- [Your instructions]:
Only the number is needed: how many lines contain the word "diagram"?

(begin)

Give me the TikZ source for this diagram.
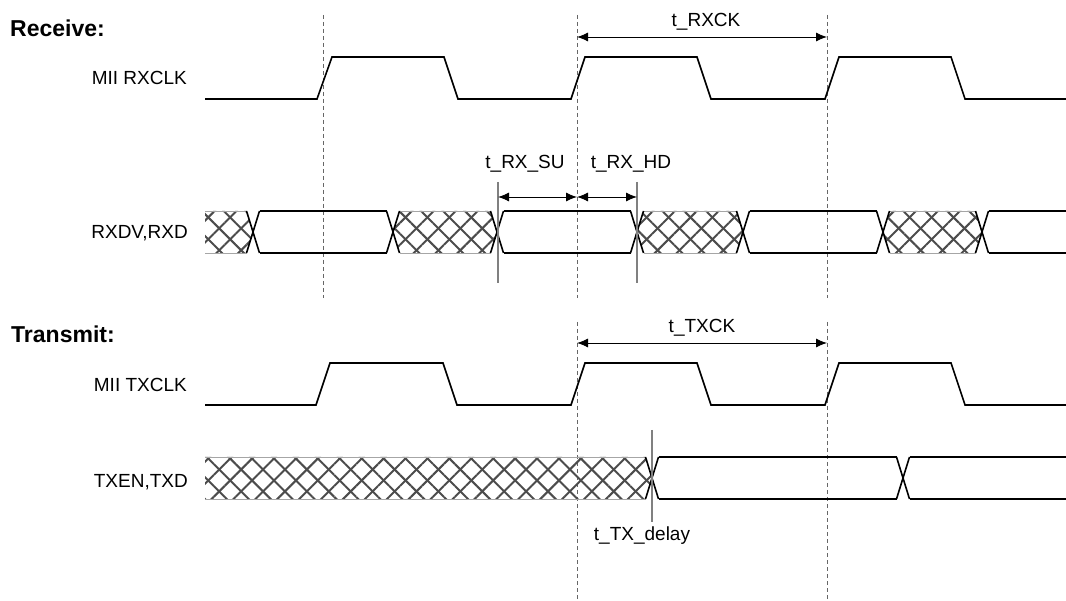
\documentclass[tikz,border=0pt]{standalone}
\usepackage{fontspec}
\setmainfont{Liberation Sans}
\usetikzlibrary{patterns.meta,arrows.meta}
\begin{document}
\begin{tikzpicture}[x=1pt,y=-1pt,
  sig/.style={line width=1.6pt,black,line join=miter},
  guide/.style={black!60,line width=1pt,dash pattern=on 4pt off 3pt},
  markline/.style={black!50,line width=1.3pt},
  dim/.style={{Latex[length=11pt,width=9pt]}-{Latex[length=11pt,width=9pt]},line width=0.9pt},
  lab/.style={font=\fontsize{19}{22}\selectfont,inner sep=0pt},
  head/.style={font=\bfseries\fontsize{23}{26}\selectfont,inner sep=0pt},
  hatchA/.style={pattern={Lines[angle=45,distance=15.5pt,line width=2pt]},pattern color=black!70},
  hatchB/.style={pattern={Lines[angle=-45,distance=15.5pt,line width=2pt]},pattern color=black!70},
  hedge/.style={black!35,line width=0.8pt}]
\useasboundingbox (0,0) rectangle (1066,601);
\fill[white] (0,0) rectangle (1066,601);

% ---------- labels ----------
\node[head,anchor=base west] (rxhead) at (10,37) {Receive:};
\node[lab,anchor=base east] (rxclklab) at (187,85) {MII RXCLK};
\node[lab,anchor=base east] (rxdlab) at (188,239) {RXDV,RXD};
\node[head,anchor=base west] (txhead) at (11,343) {Transmit:};
\node[lab,anchor=base east] (txclklab) at (187,392) {MII TXCLK};
\node[lab,anchor=base east] (txdlab) at (188,488) {TXEN,TXD};

% ---------- guide lines ----------
\foreach \g/\n in {323/ga,577/gb,827/gc}{
  \coordinate (\n t) at (\g,15);
  \coordinate (\n b) at (\g,298);
  \draw[guide] (\n t) -- (\n b);
}
\foreach \g/\n in {577/gd,827/ge}{
  \coordinate (\n t) at (\g,322);
  \coordinate (\n b) at (\g,601);
  \draw[guide] (\n t) -- (\n b);
}

% ---------- RX clock ----------
\draw[sig] (205,99) -- (317,99) -- (332,57) -- (444,57) -- (458,99) -- (571,99) -- (585,57)
  -- (697,57) -- (711,99) -- (825,99) -- (839,57) -- (951,57) -- (965,99) -- (1066,99);

% ---------- RX data ----------
\def\hw{6.5}
% hatched areas
\foreach \p in {hatchA,hatchB}{
  \fill[\p] (205,211) -- ({253-\hw},211) -- (253,232) -- ({253-\hw},253) -- (205,253) -- cycle;
  \foreach \a/\b in {393/497,637/743,883/982}{
    \fill[\p] (\a,232) -- ({\a+\hw},211) -- ({\b-\hw},211) -- (\b,232) -- ({\b-\hw},253) -- ({\a+\hw},253) -- cycle;
  }
}
\draw[hedge] (205,211) -- ({253-\hw},211) (205,253) -- ({253-\hw},253);
\foreach \a/\b in {393/497,637/743,883/982}{
  \draw[hedge] ({\a+\hw},211) -- ({\b-\hw},211) ({\a+\hw},253) -- ({\b-\hw},253);
}
% valid areas
\foreach \a/\b in {253/393,497/637,743/883}{
  \draw[sig] ({\a+\hw},211) -- ({\b-\hw},211) ({\a+\hw},253) -- ({\b-\hw},253);
}
\draw[sig] ({982+\hw},211) -- (1066,211) ({982+\hw},253) -- (1066,253);
% crossings
\foreach \c in {253,393,497,637,743,883,982}{
  \draw[sig] ({\c-\hw},211) -- ({\c+\hw},253) ({\c-\hw},253) -- ({\c+\hw},211);
}

% ---------- RX timing marks ----------
\coordinate (sut) at (498,182); \coordinate (sub) at (498,283);
\coordinate (hdt) at (637,182); \coordinate (hdb) at (637,283);
\draw[markline] (sut) -- (sub);
\draw[markline] (hdt) -- (hdb);
\coordinate (su1) at (498,197); \coordinate (su2) at (577,197); \coordinate (hd2) at (637,197);
\draw[dim] (su1) -- (su2);
\draw[dim] (su2) -- (hd2);
\node[lab,anchor=base] (sulab) at (525,169) {t\_RX\_SU};
\node[lab,anchor=base] (hdlab) at (631,169) {t\_RX\_HD};
\coordinate (rk1) at (577,37); \coordinate (rk2) at (827,37);
\draw[dim] (rk1) -- (rk2);
\node[lab,anchor=base] (rxcklab) at (706,27) {t\_RXCK};

% ---------- TX clock ----------
\draw[sig] (205,405) -- (316,405) -- (330,363) -- (443,363) -- (457,405) -- (571,405) -- (585,363)
  -- (697,363) -- (711,405) -- (825,405) -- (839,363) -- (951,363) -- (965,405) -- (1066,405);
\coordinate (tk1) at (577,343); \coordinate (tk2) at (827,343);
\draw[dim] (tk1) -- (tk2);
\node[lab,anchor=base] (txcklab) at (702,333) {t\_TXCK};

% ---------- TX data ----------
\foreach \p in {hatchA,hatchB}{
  \fill[\p] (205,457) -- ({652-\hw},457) -- (652,478) -- ({652-\hw},499) -- (205,499) -- cycle;
}
\draw[hedge] (205,457) -- ({652-\hw},457) (205,499) -- ({652-\hw},499);
\draw[sig] ({652+\hw},457) -- ({903-\hw},457) ({652+\hw},499) -- ({903-\hw},499);
\draw[sig] ({903+\hw},457) -- (1066,457) ({903+\hw},499) -- (1066,499);
\foreach \c in {652,903}{
  \draw[sig] ({\c-\hw},457) -- ({\c+\hw},499) ({\c-\hw},499) -- ({\c+\hw},457);
}
\coordinate (tdt) at (652,430); \coordinate (tdb) at (652,522);
\draw[markline] (tdt) -- (tdb);
\node[lab,anchor=base] (tdlab) at (642,540) {t\_TX\_delay};
\end{tikzpicture}
\end{document}
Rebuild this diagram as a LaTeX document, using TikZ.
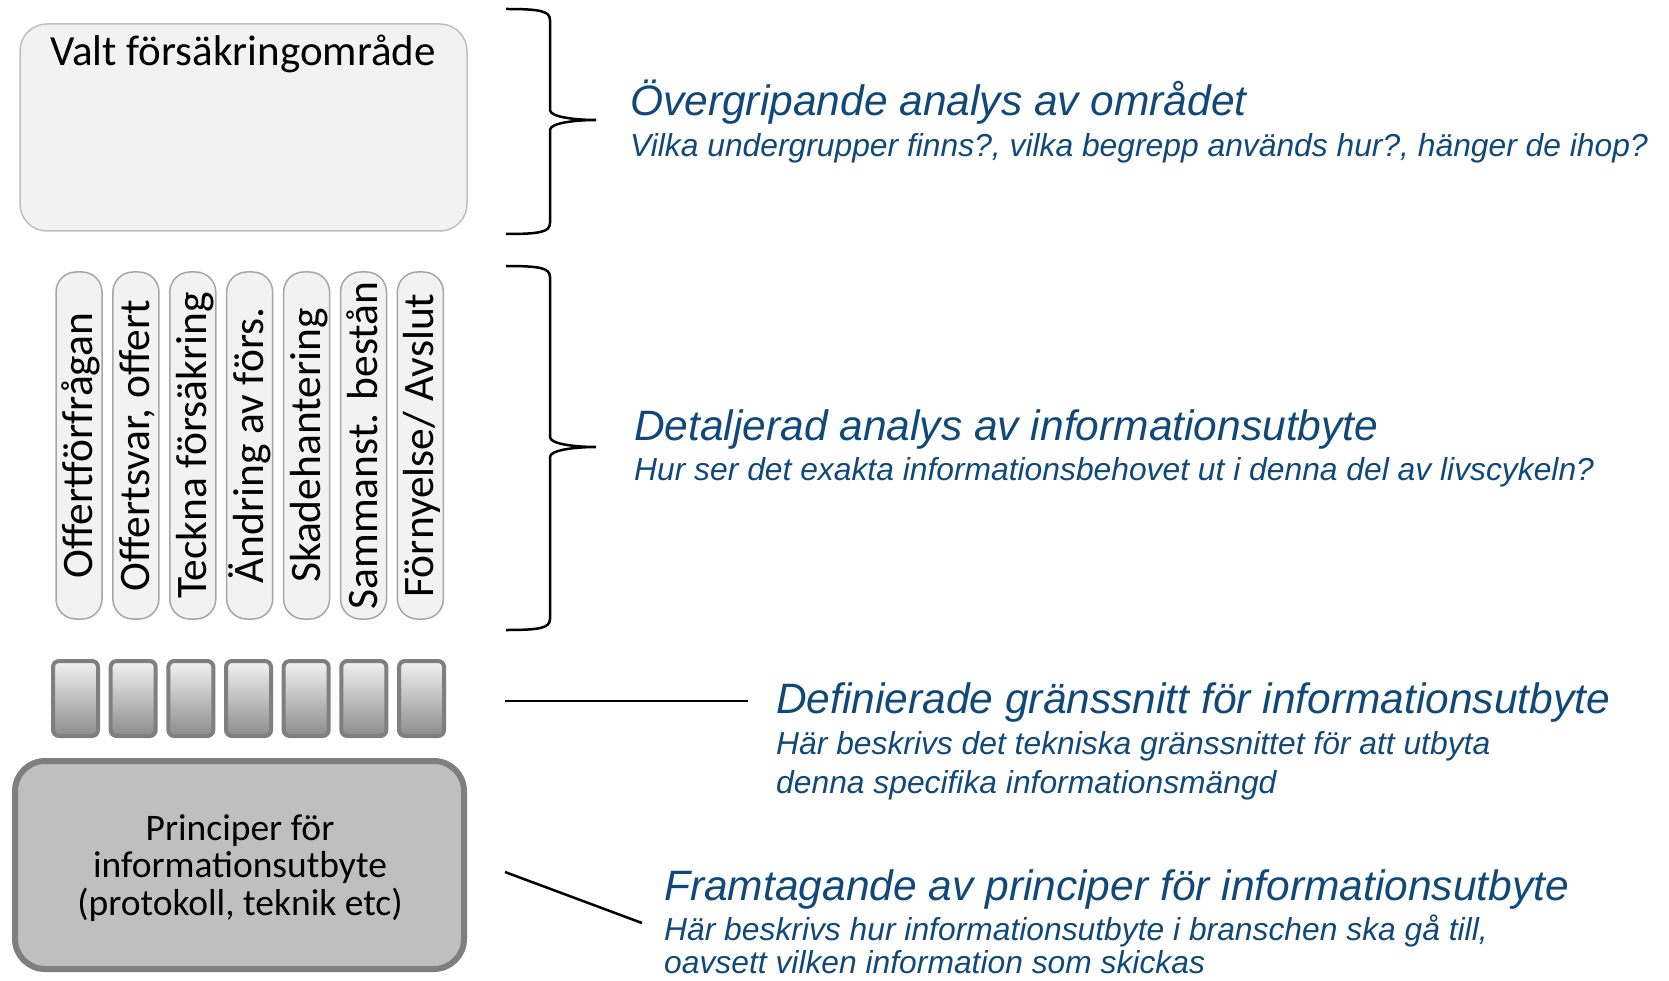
\documentclass[tikz,border=0pt]{standalone}
\usepackage{fontspec}
\setmainfont{Carlito}
\newfontfamily\arialfont{Liberation Sans}
\definecolor{boxfill}{HTML}{F2F2F2}
\definecolor{pillgray}{HTML}{A6A6A6}
\definecolor{topgray}{HTML}{BFBFBF}
\definecolor{basefill}{HTML}{BFBFBF}
\definecolor{basegray}{HTML}{7F7F7F}
\definecolor{gradtop}{HTML}{F2F2F2}
\definecolor{gradmid}{HTML}{D4D4D4}
\definecolor{gradbot}{HTML}{8C8C8C}
\definecolor{titleblue}{RGB}{16,73,121}
\begin{document}
\begin{tikzpicture}[x=1pt,y=-1pt,
  topbox/.style={draw=topgray,fill=boxfill,line width=1.5,rounded corners=27,minimum width=447,minimum height=207,inner sep=0},
  pill/.style={draw=pillgray,fill=boxfill,line width=1.5,rounded corners=20,minimum width=347,minimum height=46,inner sep=0,text height=33,text depth=6,font=\fontsize{43.5}{50}\selectfont},
  ifbox/.style={draw=basegray,line width=4,rounded corners=6,top color=gradtop,middle color=gradmid,bottom color=gradbot,minimum width=45,minimum height=75,inner sep=0},
  basebox/.style={draw=basegray,fill=basefill,line width=6,rounded corners=30,minimum width=449,minimum height=208,inner sep=0},
  basetext/.style={inner sep=0,align=center,font=\fontsize{37.5}{37.5}\selectfont},
  bluetitle/.style={anchor=base west,inner sep=0,text=titleblue,font=\arialfont\itshape\fontsize{42.5}{50}\selectfont},
  bluesub/.style={anchor=base west,inner sep=0,text=titleblue,font=\arialfont\itshape\fontsize{31.8}{38}\selectfont},
  conn/.style={draw=black,line width=2.5},
  bracepath/.style={draw=black,line width=2.5}]
\useasboundingbox (0,0) rectangle (1669,981);
\clip (0,0) rectangle (1669,981);

% top area box
\node[topbox] (area) at (243.5,127.5) {};
\node[anchor=base,inner sep=0,font=\fontsize{43}{50}\selectfont] (areatxt) at (243,66) {Valt försäkringområde};

% pills
\foreach \t [count=\i] in {Offertförfrågan,{Offertsvar, offert},Teckna försäkring,Ändring av förs.,Skadehantering,Sammanst. bestån,Förnyelse/ Avslut}{
  \node[pill,rotate=90] (p\i) at ({79+56.9*(\i-1)},445.5) {\t};
}

% interface boxes
\foreach \i in {1,...,7}{
  \node[ifbox] (g\i) at ({75.5+57.67*(\i-1)},698.5) {};
}

% base box
\node[basebox] (princ) at (239.5,865) {};
\node[basetext] (princtxt) at (240,868) {Principer för\\informationsutbyte\\(protokoll, teknik etc)};

% braces
\coordinate (b1top) at (506,9);
\coordinate (b1tip) at (596,120);
\coordinate (b1bot) at (506,234);
\draw[bracepath] (b1top) .. controls (540,9) and (550,11) .. (550,20) -- (550,110)
  .. controls (550,117) and (575,120) .. (b1tip)
  .. controls (575,120) and (550,123) .. (550,130) -- (550,223)
  .. controls (550,232) and (540,234) .. (b1bot);
\coordinate (b2top) at (506,266);
\coordinate (b2tip) at (596,447);
\coordinate (b2bot) at (506,630);
\draw[bracepath] (b2top) .. controls (540,266) and (550,268) .. (550,277) -- (550,437)
  .. controls (550,444) and (575,447) .. (b2tip)
  .. controls (575,447) and (550,450) .. (550,457) -- (550,619)
  .. controls (550,628) and (540,630) .. (b2bot);

% connectors
\coordinate (l3a) at (505,701);
\coordinate (l3b) at (748,701);
\draw[conn] (l3a) -- (l3b);
\coordinate (l4a) at (505,872);
\coordinate (l4b) at (642,923);
\draw[conn] (l4a) -- (l4b);

% blue texts
\node[bluetitle] (t1) at (630,116) {Övergripande analys av området};
\node[bluesub] (s1) at (630,157) {Vilka undergrupper finns?, vilka begrepp används hur?, hänger de ihop?};
\node[bluetitle] (t2) at (634,440) {Detaljerad analys av informationsutbyte};
\node[bluesub] (s2) at (634,480) {Hur ser det exakta informationsbehovet ut i denna del av livscykeln?};
\node[bluetitle] (t3) at (776,713) {Definierade gränssnitt för informationsutbyte};
\node[bluesub] (s3a) at (776,754) {Här beskrivs det tekniska gränssnittet för att utbyta};
\node[bluesub] (s3b) at (776,793) {denna specifika informationsmängd};
\node[bluetitle] (t4) at (664,900) {Framtagande av principer för informationsutbyte};
\node[bluesub] (s4a) at (664,940) {Här beskrivs hur informationsutbyte i branschen ska gå till,};
\node[bluesub] (s4b) at (664,973) {oavsett vilken information som skickas};
\end{tikzpicture}
\end{document}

(end)

- [Result below]:
2